The Pontifical Academy of Theology (Pontificia Accademia di Teologia) is a learned society founded in 1718, and is a Pontifical Academy. It is situated at Via della Conciliazione, Vatican City, Rome.

==History==
The Pontifical Academy of Theology was founded by Clement XI in 1718, and fostered by Benedict XIII, Clement XIV, and then by Gregory XVI who on 26 October 1838 approved statutes for it. On 28 January 1999 Pope John Paul II approved a revised set of statutes for this academy, writing that "The principal mission of theology today consists in promoting dialogue between Revelation and the doctrine of the faith, and in offering an ever deeper understanding of it." Those statutes charge the academy with promoting theological studies and dialogue with philosophical disciplines.

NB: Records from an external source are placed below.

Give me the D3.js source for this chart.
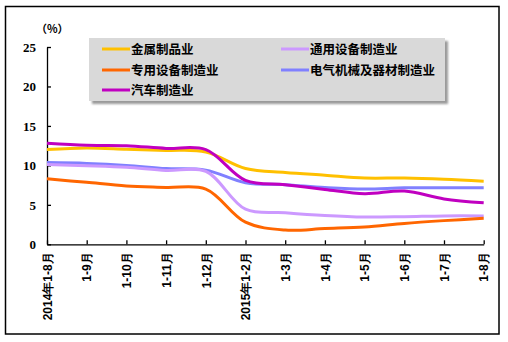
<!DOCTYPE html>
<html>
<head>
<meta charset="utf-8">
<script src="https://cdn.jsdelivr.net/npm/d3@7"></script>
<style>
  html, body { margin: 0; padding: 0; background: #fff; }
  svg { display: block; }
</style>
</head>
<body>
<svg id="chart" width="508" height="342"></svg>
<script>
// Monthly cumulative growth (%), Jan–Aug 2014 through Jan–Aug 2015
const periods = ["2014年1-8月", "1-9月", "1-10月", "1-11月", "1-12月", "2015年1-2月",
                 "1-3月", "1-4月", "1-5月", "1-6月", "1-7月", "1-8月"];
const yTicks = [0, 5, 10, 15, 20, 25];

const metalProducts   = [12.0, 12.2, 12.05, 11.9, 11.7, 9.6, 9.1, 8.75, 8.4, 8.4, 8.25, 8.0];
const generalEquip    = [10.1, 9.95, 9.75, 9.35, 9.25, 4.45, 4.0, 3.65, 3.45, 3.5, 3.6, 3.6];
const specialEquip    = [8.3, 7.85, 7.4, 7.2, 7.0, 2.8, 1.8, 2.0, 2.2, 2.65, 3.0, 3.3];
const electricalMach  = [10.35, 10.25, 10.0, 9.6, 9.4, 7.8, 7.55, 7.2, 7.0, 7.15, 7.15, 7.15];
const automobile      = [12.8, 12.55, 12.5, 12.15, 12.0, 8.1, 7.55, 6.95, 6.4, 6.75, 5.75, 5.25];

const seriesNames  = ["金属制品业", "通用设备制造业", "专用设备制造业", "电气机械及器材制造业", "汽车制造业"];
const seriesColors = ["#FFC000", "#CC99FF", "#FF6600", "#8080FF", "#C000C0"];
const seriesValues = [metalProducts, generalEquip, specialEquip, electricalMach, automobile];

const svg = d3.select("#chart");

// outer frame
svg.append("rect")
  .attr("x", 5.5).attr("y", 6.5).attr("width", 493.5).attr("height", 327.5)
  .attr("fill", "#fff").attr("stroke", "#000").attr("stroke-width", 1.5);

const x = d3.scalePoint().domain(periods).range([47, 483.7]);
const y = d3.scaleLinear().domain([0, 25]).range([244.3, 47]);

// axes (ticks point inward)
const yAxis = d3.axisLeft(y).tickValues(yTicks).tickSize(-4).tickSizeOuter(0).tickPadding(11);
const gy = svg.append("g").attr("transform", "translate(47,0)").call(yAxis);
gy.select(".domain").attr("stroke", "#000").attr("stroke-width", 1.3);
gy.selectAll(".tick line").attr("stroke", "#000").attr("stroke-width", 1.3);
gy.selectAll(".tick text")
  .attr("font-family", "'Liberation Serif', 'Times New Roman', serif")
  .attr("font-weight", "bold").attr("font-size", 13).attr("fill", "#000");

const xAxis = d3.axisBottom(x).tickSize(-4).tickSizeOuter(0).tickPadding(0);
const gx = svg.append("g").attr("transform", "translate(0,244.3)").call(xAxis);
gx.select(".domain").attr("stroke", "#000").attr("stroke-width", 1.3);
gx.selectAll(".tick line").attr("stroke", "#000").attr("stroke-width", 1.3);
gx.selectAll(".tick text")
  .attr("font-family", "'Liberation Sans', Arial, sans-serif")
  .attr("font-weight", "bold").attr("font-size", 12).attr("fill", "#000")
  .attr("text-anchor", "end")
  .attr("transform", "translate(0,8) rotate(-90)")
  .attr("x", 0).attr("y", 0).attr("dy", "0.35em");

// unit label
svg.append("text")
  .attr("x", 36).attr("y", 33)
  .attr("font-family", "'Noto Sans CJK SC', sans-serif")
  .attr("font-weight", "bold").attr("font-size", 11).attr("fill", "#000")
  .text("（%）");

// lines
const line = d3.line()
  .x((d, i) => x(periods[i]))
  .y(d => y(d))
  .curve(d3.curveCatmullRom.alpha(0.5));

const order = [3, 1, 2, 0, 4];
order.forEach(k => {
  svg.append("path")
    .datum(seriesValues[k])
    .attr("d", line)
    .attr("fill", "none")
    .attr("stroke", seriesColors[k])
    .attr("stroke-width", 3)
    .attr("stroke-linejoin", "round")
    .attr("stroke-linecap", "butt");
});

// legend
const defs = svg.append("defs");
const f = defs.append("filter").attr("id", "shadow").attr("x", "-10%").attr("y", "-20%")
  .attr("width", "120%").attr("height", "150%");
f.append("feGaussianBlur").attr("stdDeviation", 1.2);

svg.append("rect")
  .attr("x", 92).attr("y", 41).attr("width", 356).attr("height", 63)
  .attr("fill", "#9a9a9a").attr("filter", "url(#shadow)");
svg.append("rect")
  .attr("x", 89).attr("y", 38).attr("width", 356).attr("height", 63)
  .attr("fill", "#D9D9D9");

const legendPos = [
  { lx: 102, ly: 49 },   // 金属制品业
  { lx: 281, ly: 49 },   // 通用设备制造业
  { lx: 102, ly: 70 },   // 专用设备制造业
  { lx: 281, ly: 70 },   // 电气机械及器材制造业
  { lx: 102, ly: 90 }    // 汽车制造业
];
seriesNames.forEach((name, k) => {
  const p = legendPos[k];
  svg.append("line")
    .attr("x1", p.lx).attr("x2", p.lx + 28)
    .attr("y1", p.ly).attr("y2", p.ly)
    .attr("stroke", seriesColors[k]).attr("stroke-width", 3);
  svg.append("text")
    .attr("x", p.lx + 29).attr("y", p.ly).attr("dy", "0.36em")
    .attr("font-family", "'Noto Sans CJK SC', sans-serif")
    .attr("font-weight", "bold").attr("font-size", 12.5).attr("fill", "#000")
    .text(name);
});
</script>
</body>
</html>
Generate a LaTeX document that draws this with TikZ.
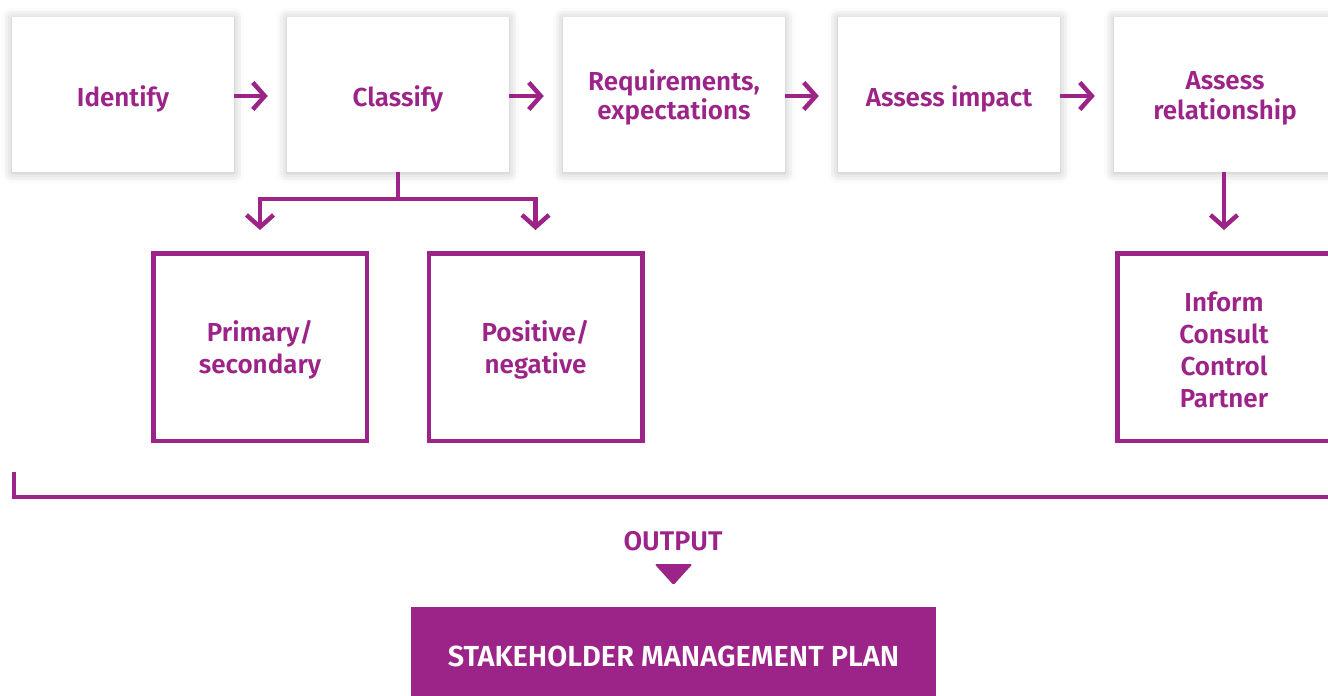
\documentclass[tikz,border=0pt]{standalone}
\usepackage{fontspec}
\setmainfont{Fira Sans}[BoldFont=* SemiBold]
\usetikzlibrary{arrows.meta,shadows.blur}
\definecolor{pur}{RGB}{156,36,136}
\tikzset{
  topbox/.style={fill=white, draw=none, minimum width=222pt, minimum height=155pt, inner sep=0pt,
    blur shadow={shadow xshift=0pt, shadow yshift=-1pt, shadow blur radius=10pt, shadow opacity=28}},
  toptext/.style={align=center, text=pur, inner sep=0pt, font=\bfseries\fontsize{26}{29.5}\selectfont},
  subbox/.style={fill=white, draw=pur, line width=4.5pt, minimum width=213.5pt, minimum height=187.5pt, inner sep=0pt},
  subtext/.style={align=center, text=pur, inner sep=0pt, font=\bfseries\fontsize{26}{32}\selectfont},
  conn/.style={draw=pur, line width=4.5pt},
  arr/.style={conn, -{Straight Barb[length=12pt, width=27pt]}},
  lbl/.style={text=pur, font=\bfseries\fontsize{27}{30}\selectfont, inner sep=0pt},
}
\begin{document}
\begin{tikzpicture}[x=1pt,y=-1pt]
\useasboundingbox (0,0) rectangle (1328,696);
\node[topbox] (a) at (123,94.5) {};
\node[topbox] (b) at (398,94.5) {};
\node[topbox] (c) at (674,94.5) {};
\node[topbox] (d) at (949,94.5) {};
\node[topbox] (e) at (1225,94.5) {};
\node[toptext] (at) at ([yshift=-4pt]a.center) {Identify};
\node[toptext] (bt) at ([yshift=-4pt]b.center) {Classify};
\node[toptext] (ct) at ([yshift=-3pt]c.center) {Requirements,\\expectations};
\node[toptext] (dt) at ([yshift=-4pt]d.center) {Assess impact};
\node[toptext] (et) at ([yshift=-4pt]e.center) {Assess\\relationship};
\foreach \s/\t in {a/b,b/c,c/d,d/e}{
  \draw[arr] ([yshift=-1.5pt]\s.east) -- ([xshift=-19pt,yshift=-1.5pt]\t.west);
}
\node[subbox] (p) at (260,347) {};
\node[subbox] (q) at (535.5,347) {};
\node[subbox] (r) at (1224,347) {};
\node[subtext] (pt) at ([yshift=-3pt]p.center) {Primary/\\secondary};
\node[subtext] (qt) at ([yshift=-3pt]q.center) {Positive/\\negative};
\node[subtext] (rt) at ([yshift=-3pt]r.center) {Inform\\Consult\\Control\\Partner};
\draw[conn] (b.south) -- ++(0,27) coordinate (br);
\draw[arr] (br) -| ([yshift=21pt]p.north);
\draw[arr] (br) -| ([yshift=21pt]q.north);
\draw[arr] (e.south -| r.north) -- ([yshift=21pt]r.north);
\coordinate (bl) at (14,472);
\coordinate (brr) at (1340,497);
\draw[conn] (bl) |- (brr);
\node[lbl] (out) at (673,541) {OUTPUT};
\fill[pur, rounded corners=1.5pt] (654.5,564) -- (692.5,564) -- (673.5,585) -- cycle;
\node[fill=pur, minimum width=525pt, minimum height=110pt, inner sep=0pt, anchor=north] (plan) at (673.5,607) {};
\node[text=white, font=\bfseries\fontsize{29}{32}\selectfont, inner sep=0pt] (plant) at (673.5,656) {STAKEHOLDER MANAGEMENT PLAN};
\end{tikzpicture}
\end{document}
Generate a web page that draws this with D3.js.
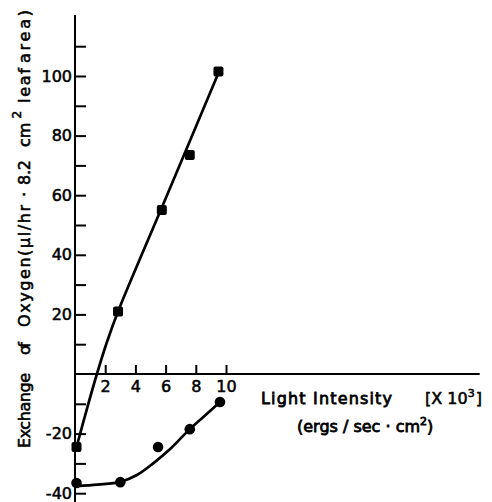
<!DOCTYPE html>
<html>
<head>
<meta charset="utf-8">
<script src="https://cdn.jsdelivr.net/npm/d3@7/dist/d3.min.js"></script>
<style>
  html, body { margin: 0; padding: 0; background: #fff; }
  svg { display: block; }
  text { font-family: "DejaVu Sans", sans-serif; fill: #000; stroke: #000; stroke-width: 0.55px; }
</style>
</head>
<body>
<div id="chart"></div>
<script>
// ---- data ----
// Light intensity (x 10^3 ergs/sec·cm²) and O2 exchange (µl/hr · 8.2 cm² leaf area)
const squaresX = [0.1, 2.85, 5.75, 7.6, 9.5];
const squaresY = [-24.5, 21, 55, 73.5, 101.5];
const circlesX = [0.1, 3.0, 5.5, 7.6, 9.6];
const circlesY = [-36.6, -36.3, -24.5, -18.5, -9.4];
// hand-drawn fitted curves
const upperFitX = [0.1, 0.8, 1.45, 2.1, 2.85, 5.75, 7.6, 9.5];
const upperFitY = [-24.5, -11.5, 0, 10.5, 21, 55.9, 78.1, 101];
const lowerFitX = [0.1, 1.5, 3.0, 4.1, 5.2, 6.3, 7.6, 8.5, 9.6];
const lowerFitY = [-37.6, -37.1, -36.2, -33.9, -29.9, -25.2, -18.5, -14.4, -9.4];
// ticks
const xTickValues = [2, 4, 6, 8, 10];
const yTickValues = [-40, -30, -20, -10, 10, 20, 30, 40, 50, 60, 70, 80, 90, 100, 110];
const yLabelValues = [-40, -20, 20, 40, 60, 80, 100];
// axis extents (data units)
const xAxisMax = 26.8;
const yAxisTop = 120.5, yAxisBottom = -43;
// axis titles
const yTitleWords = ["Exchange", "of", "Oxygen(\u03bcl/hr", "\u00b7", "8.2", "cm", "leaf", "area)"];

const W = 492, H = 502;
const svg = d3.select("#chart").append("svg").attr("width", W).attr("height", H);

const x = d3.scaleLinear().domain([0, 10]).range([75, 226]);
const y = d3.scaleLinear().domain([0, 100]).range([374, 76]);

// axis lines
svg.append("line")
  .attr("x1", x(0)).attr("x2", x(0))
  .attr("y1", y(yAxisTop)).attr("y2", y(yAxisBottom))
  .attr("stroke", "#000").attr("stroke-width", 2);
svg.append("line")
  .attr("x1", x(0)).attr("x2", x(xAxisMax))
  .attr("y1", y(0)).attr("y2", y(0))
  .attr("stroke", "#000").attr("stroke-width", 2);

// y axis ticks (pointing right), labels on left
const yAxis = d3.axisLeft(y)
  .tickValues(yTickValues)
  .tickSize(-11)
  .tickPadding(3)
  .tickFormat(d => yLabelValues.includes(d) ? String(d) : "");
const gy = svg.append("g").attr("transform", `translate(${x(0)},0)`).call(yAxis);
gy.select(".domain").remove();
gy.selectAll(".tick line").attr("stroke", "#000").attr("stroke-width", 2);
gy.selectAll(".tick text").attr("font-size", 16).attr("font-family", "DejaVu Sans").attr("fill", "#000");

// x axis ticks (pointing up), labels below
const xAxis = d3.axisBottom(x)
  .tickValues(xTickValues)
  .tickSize(-9)
  .tickPadding(7)
  .tickFormat(d => String(d));
const gx = svg.append("g").attr("transform", `translate(0,${y(0)})`).call(xAxis);
gx.select(".domain").remove();
gx.selectAll(".tick line").attr("stroke", "#000").attr("stroke-width", 2);
gx.selectAll(".tick text").attr("font-size", 16).attr("font-family", "DejaVu Sans").attr("fill", "#000");

// fitted curves
const line = d3.line().x(d => x(d[0])).y(d => y(d[1])).curve(d3.curveCatmullRom.alpha(0.5));
svg.append("path").datum(d3.zip(upperFitX, upperFitY))
  .attr("d", line).attr("fill", "none").attr("stroke", "#000").attr("stroke-width", 2.7);
svg.append("path").datum(d3.zip(lowerFitX, lowerFitY))
  .attr("d", line).attr("fill", "none").attr("stroke", "#000").attr("stroke-width", 2.7);

// markers
const sq = 10;
svg.selectAll("rect.sq").data(d3.zip(squaresX, squaresY)).join("rect")
  .attr("class", "sq")
  .attr("x", d => x(d[0]) - sq / 2).attr("y", d => y(d[1]) - sq / 2)
  .attr("width", sq).attr("height", sq).attr("rx", 2)
  .attr("fill", "#000");
svg.selectAll("circle.ci").data(d3.zip(circlesX, circlesY)).join("circle")
  .attr("class", "ci")
  .attr("cx", d => x(d[0])).attr("cy", d => y(d[1])).attr("r", 5.3)
  .attr("fill", "#000");

// y-axis title: words placed along the rotated baseline
const yWordStart = [448, 355, 327, 197, 185, 147, 103, 63];
const yWordLen   = [75, 13, 122, 0, 25, 28, 35, 53];
yTitleWords.forEach((w, i) => {
  const t = svg.append("text")
    .attr("transform", `translate(30,${yWordStart[i]}) rotate(-90)`)
    .attr("font-size", 16);
  if (w === "cm") {
    t.append("tspan").text("cm");
    t.append("tspan").attr("dy", -9).attr("font-size", 12).attr("dx", 4).text("2");
  } else {
    t.text(w);
    if (yWordLen[i] > 0) t.attr("textLength", yWordLen[i]).attr("lengthAdjust", "spacing");
  }
});

// x-axis title
svg.append("text").attr("x", 261).attr("y", 404).attr("font-size", 16)
  .style("stroke-width", "0.8px")
  .attr("textLength", 131).attr("lengthAdjust", "spacing").text("Light Intensity");
const tx = svg.append("text").attr("x", 425).attr("y", 404).attr("font-size", 16);
tx.append("tspan").text("[X 10");
tx.append("tspan").attr("dy", -7).attr("font-size", 11).text("3");
tx.append("tspan").attr("dy", 7).attr("dx", 1).text("]");
const te = svg.append("text").attr("x", 297).attr("y", 432).attr("font-size", 16)
  .style("stroke-width", "0.8px");
te.append("tspan").text("(ergs / sec  \u00b7 cm");
te.append("tspan").attr("dy", -7).attr("font-size", 11).text("2");
te.append("tspan").attr("dy", 7).text(")");
</script>
</body>
</html>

It is led by a president and a secretary appointed by the pope to five-year terms, renewable upon the advice of the academy without limitation. There are 40 ordinary members (academicians), who take emeritus status at the age of 80. The members choose four of their number to serve with the secretary on a council to govern the academy and it convenes at least annually. Additional correspondent members are not limited in number. The academy reports its activities to the Pontifical Council for Culture and works in concert with the Congregation for Catholic Education.

With Pope Francis' reorganization of the Roman Curia as of 5 June 2022 as provided for in the apostolic constitution Praedicate evangelium, the new Dicastery for Culture and Education became responsible for coordinating the work of this academy with its own work and that of a number of other bodies.

New statutes were issued in November 2023 that shift the focus of the academy from promoting the dialogue between reason and faith, to promoting trans-disciplinary dialogue with philosophies, sciences, arts, and all other knowledge.